I love experimenting with nail polish. Some days I'll do multiple colors on one hand and squiggly dotted nail art on the other. Other days I'll paint one hand solid white and accessorize with funky nail stickers. I get great joy in the creativity and often text a photo to my mom and sisters, boasting about the finished product. Usually they love it. But every now and then, when my olive-toned skin features red nails, my South African mom will reply, "Don't you think that's a bit devilish?"
My mom's question line of thinking isn't uncommon. Unfortunately, in the Black community, there is great sensitivity around the color red, which traditionally was used to describe promiscuity, rebellion, devilish, and aggressiveness when worn on darker skin tones. (A stark contrast to the belief in other cultures, particularly in Asia, in which the color red represents power and good fortune.) "Black women are told what colors we can wear based on our skin tone," said Na'Tasha Simmons, founder of XXVZ, a vegan nail lacquer line. "While for others, every color is their color."
It's not just nails, of course; the same mentality is applied to red lips on darker skin tones as well. The reason roots as far back as the late 1930s.
"During WWII, it was considered patriotic to wear red lips or nails because Hitler hated the color red and thought it unbecoming on women, so it was considered the ultimate rebellion," said Rachel Weingarten, beauty historian, professor, and author of Hello Gorgeous! Beauty Products in America '40s-'60s. Unfortunately, Black women (who were very much othered) weren't included in this conversation - leaving red lipstick and white feminism in a relationship on their own.
Growing up I would see white actresses on shows like Boy Meets World and Dawson's Creek wear red lipstick, while Black women on Living Single and Fresh Prince of Bel-Air, would wear nude, burgundy, and brown. I believe this was the case because bright lipstick has a way of accentuating a dominant African American feature, big lips - which is often condemned in society - whereas darker and softer tones make them appear more subtle.

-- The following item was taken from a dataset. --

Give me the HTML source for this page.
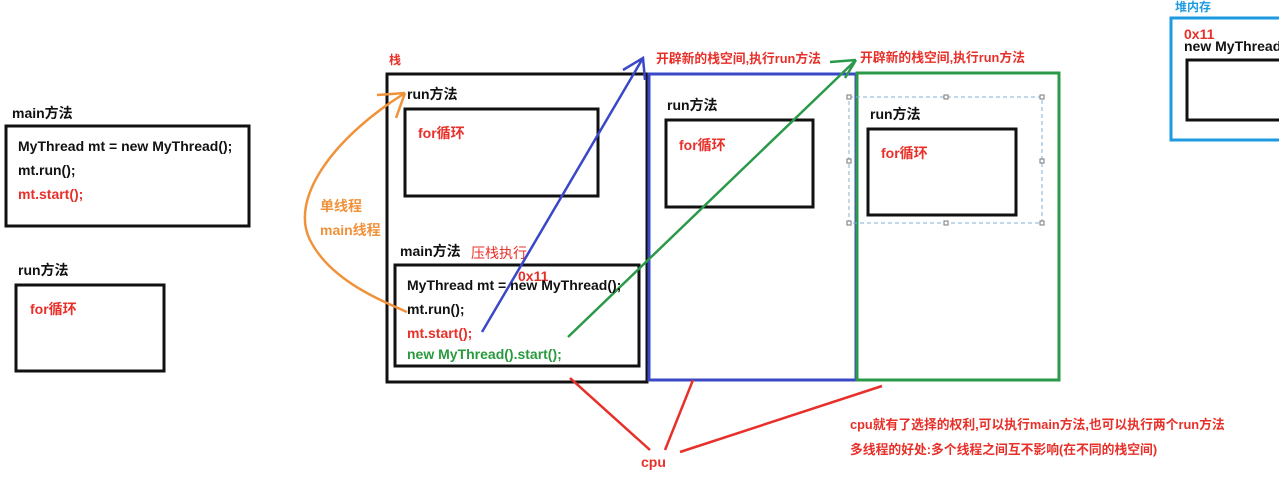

Image Source: Everett Collection
Don't get me wrong, there are many beauty brands - including XXVZ, UOMA Beauty, Pat McGrath, and more - catering to Black women and working to reclaim the color red. XXVZ even dedicated its 2021 launch colors to the hue with an all-red collection called Rouge. While I'm happy to see more and more beauty lines catering to women of color, unfortunately old stereotypes like Black women shouldn't wear red still hold true for some.
The fact is, Black women are disproportionately judged on appearance and can be perceived in a variety of incorrect ways to the unknowing eye. You can chalk it up to the double standards and hyper-sexualization Black women face daily. When a white woman wears red lipstick, she is perceived as classic, polished, and elegant. Time and time again, we see politician Alexandria Ocasio-Cortez celebrated for her bold red lip, but oftentimes when the same is done by a Black woman, she is seen as loud or overtly sexual.
For some, playing it safe (like not wearing red) is a survival tactic to not draw attention for speculation and scrutiny. "I've seen women almost flinch when asked if they would wear red," said Weingarten when reflecting on her former celebrity makeup artist days. "Much in the same way that many women of size shrink away from bolder hues, women of color sometimes avoid red. But by reclaiming a color, we are also reclaiming our own power."
My hope is that more and more beauty brands will continue to come out with red products formulated for darker skin tones, in celebration of darker skin tones. "By normalizing the different palettes and showing the way beauty is not defined by one type of features or set of coloring, you show versus tell what is acceptable - and also, in fact, beautiful," said Weingarten.